Starting with the first line of the listing, quote each line exactly until and including the one with "plt.rcParams['axes.unicode_minus'] = False", leaving pictures out.

------------------------

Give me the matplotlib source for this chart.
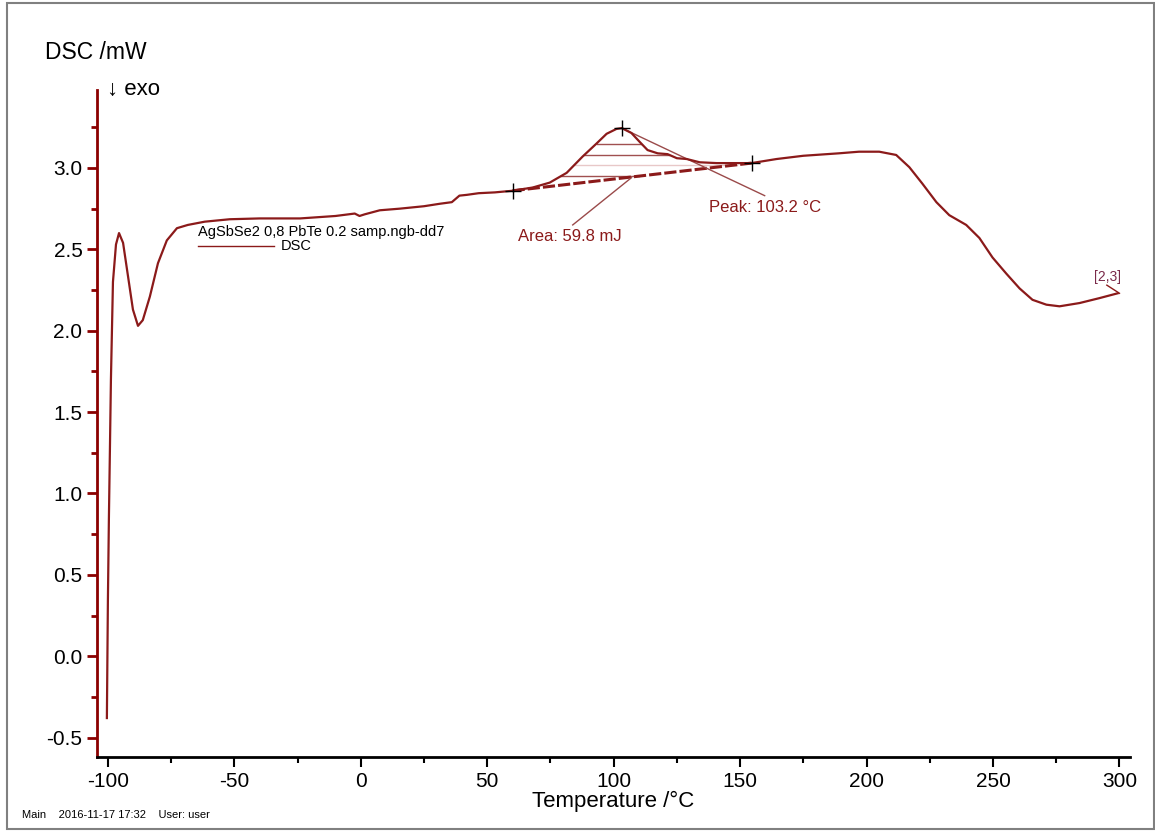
import numpy as np
import matplotlib
matplotlib.use('Agg')
import matplotlib.pyplot as plt
from matplotlib.patches import Rectangle
from matplotlib.ticker import MultipleLocator, FormatStrFormatter

plt.rcParams['font.family'] = ['Liberation Sans', 'DejaVu Sans']
plt.rcParams['axes.unicode_minus'] = False

# DSC curve
temp = [-100.4, -100.0, -99.6, -99.2, -98.8, -98.0, -96.8, -95.6, -94.0, -92.0,
        -90.1, -88.1, -86.2, -83.4, -80.2, -76.7, -72.7, -68.4, -61.7, -51.8,
        -40.0, -24.0, -10.0, -2.4, -0.5, 1.5, 7.5, 15.4, 25.0, 31.2,
        36.0, 39.0, 42.0, 46.6, 53.0, 60.0, 68.0, 74.7, 81.4, 87.7,
        93.2, 97.2, 101.1, 103.2, 107.0, 110.3, 113.4, 117.4, 121.3, 125.0,
        128.9, 134.0, 140.7, 147.0, 154.5, 164.4, 175.0, 189.0, 197.0, 205.0,
        211.7, 216.9, 222.0, 227.6, 232.7, 239.4, 244.6, 249.8, 255.3, 260.5,
        265.6, 271.1, 276.3, 284.2, 292.0, 299.3]
dsc = [-0.38, 0.34, 0.85, 1.27, 1.70, 2.30, 2.53, 2.60, 2.54, 2.33,
       2.13, 2.03, 2.065, 2.21, 2.415, 2.555, 2.63, 2.65, 2.67, 2.685,
       2.69, 2.69, 2.705, 2.72, 2.705, 2.715, 2.74, 2.75, 2.765, 2.78,
       2.79, 2.83, 2.835, 2.845, 2.85, 2.86, 2.88, 2.91, 2.97, 3.07,
       3.15, 3.21, 3.24, 3.245, 3.215, 3.16, 3.11, 3.09, 3.085, 3.06,
       3.055, 3.035, 3.03, 3.03, 3.03, 3.055, 3.075, 3.09, 3.10, 3.10,
       3.08, 3.005, 2.905, 2.79, 2.71, 2.65, 2.57, 2.45, 2.35, 2.26,
       2.19, 2.16, 2.15, 2.17, 2.20, 2.23]

peak_start = 60.0
peak_end = 154.5
peak_temp = 103.2
peak_label = 'Peak: 103.2 °C'
area_label = 'Area: 59.8 mJ'
hatch_levels = [3.15, 3.08, 3.02, 2.95]
sample_name = 'AgSbSe2 0,8 PbTe 0.2 samp.ngb-dd7'

red = '#8b1a1a'
spine_red = '#8b0000'

fig = plt.figure(figsize=(11.55, 8.32), dpi=100)
ax = fig.add_axes([0.084, 0.090, 0.894, 0.802])

t = np.array(temp)
d = np.array(dsc)
ax.plot(t, d, color=red, lw=1.6, zorder=3, solid_joinstyle='round')

# baseline of the peak evaluation
b0 = np.interp(peak_start, t, d)
b1 = np.interp(peak_end, t, d)
ax.plot([peak_start, peak_end], [b0, b1], color=red, lw=2.2, ls=(0, (4, 1)), zorder=2)

# hatch lines between curve and baseline
tt = np.linspace(peak_start, peak_end, 2000)
cc = np.interp(tt, t, d)
bb = b0 + (b1 - b0) * (tt - peak_start) / (peak_end - peak_start)
for i, lev in enumerate(hatch_levels):
    m = (cc >= lev) & (bb <= lev)
    if m.any():
        col = '#e8c8c8' if i == 2 else '#a05050'
        ax.plot([tt[m].min(), tt[m].max()], [lev, lev], color=col, lw=1.0, zorder=1)

pk = np.interp(peak_temp, t, d)
for x, y in [(peak_start, b0), (peak_end, b1), (peak_temp, pk)]:
    ax.plot(x, y, marker='+', color='black', ms=11, mew=1.0, zorder=4)

ax.plot([peak_temp, 159.7], [pk, 2.83], color='#9a4a4a', lw=1.0)
ax.text(137.5, 2.76, peak_label, color=red, fontsize=12, va='center')
ax.plot([83.8, 107.0], [2.65, 2.94], color='#9a4a4a', lw=1.0)
ax.text(62.0, 2.58, area_label, color=red, fontsize=12, va='center')

ax.plot([295.0, 300.0], [2.28, 2.23], color=red, lw=1.0)
ax.text(290.0, 2.33, '[2,3]', color='#7a2a4a', fontsize=10, va='center')

ax.text(-64.5, 2.608, sample_name, color='black', fontsize=10.5, va='center')
ax.plot([-64.4, -34.4], [2.52, 2.52], color=red, lw=1.0)
ax.text(-31.5, 2.52, 'DSC', color='black', fontsize=10.5, va='center')

ax.set_xlim(-104.3, 304.0)
ax.set_ylim(-0.62, 3.48)
ax.xaxis.set_major_locator(MultipleLocator(50))
ax.xaxis.set_minor_locator(MultipleLocator(25))
ax.yaxis.set_major_locator(MultipleLocator(0.5))
ax.yaxis.set_minor_locator(MultipleLocator(0.25))
ax.yaxis.set_major_formatter(FormatStrFormatter('%.1f'))

for s in ['top', 'right']:
    ax.spines[s].set_visible(False)
ax.spines['left'].set_color(spine_red)
ax.spines['left'].set_linewidth(2)
ax.spines['bottom'].set_linewidth(2)
ax.tick_params(axis='y', which='both', colors=spine_red, labelcolor='black', width=2)
ax.tick_params(axis='x', which='both', width=1.5)
ax.tick_params(which='major', length=7, labelsize=15)
ax.tick_params(which='minor', length=4)

ax.set_xlabel('Temperature /°C', fontsize=16, labelpad=0)

fig.text(0.039, 0.937, 'DSC /mW', fontsize=16.5, va='center')
fig.text(0.093, 0.893, '↓ exo', fontsize=16, va='center')
fig.text(0.019, 0.020, 'Main    2016-11-17 17:32    User: user', fontsize=8, va='center')

fig.patches.append(Rectangle((0.006, 0.004), 0.993, 0.992, transform=fig.transFigure,
                             fill=False, edgecolor='#808080', lw=1.5))

fig.savefig('out.png', dpi=100)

------------------------

FINAL RESULT
Give me the matplotlib source for this chart.
import numpy as np
import matplotlib
matplotlib.use('Agg')
import matplotlib.pyplot as plt
from matplotlib.patches import Rectangle
from matplotlib.ticker import MultipleLocator, FormatStrFormatter

plt.rcParams['font.family'] = ['Liberation Sans', 'DejaVu Sans']
plt.rcParams['axes.unicode_minus'] = False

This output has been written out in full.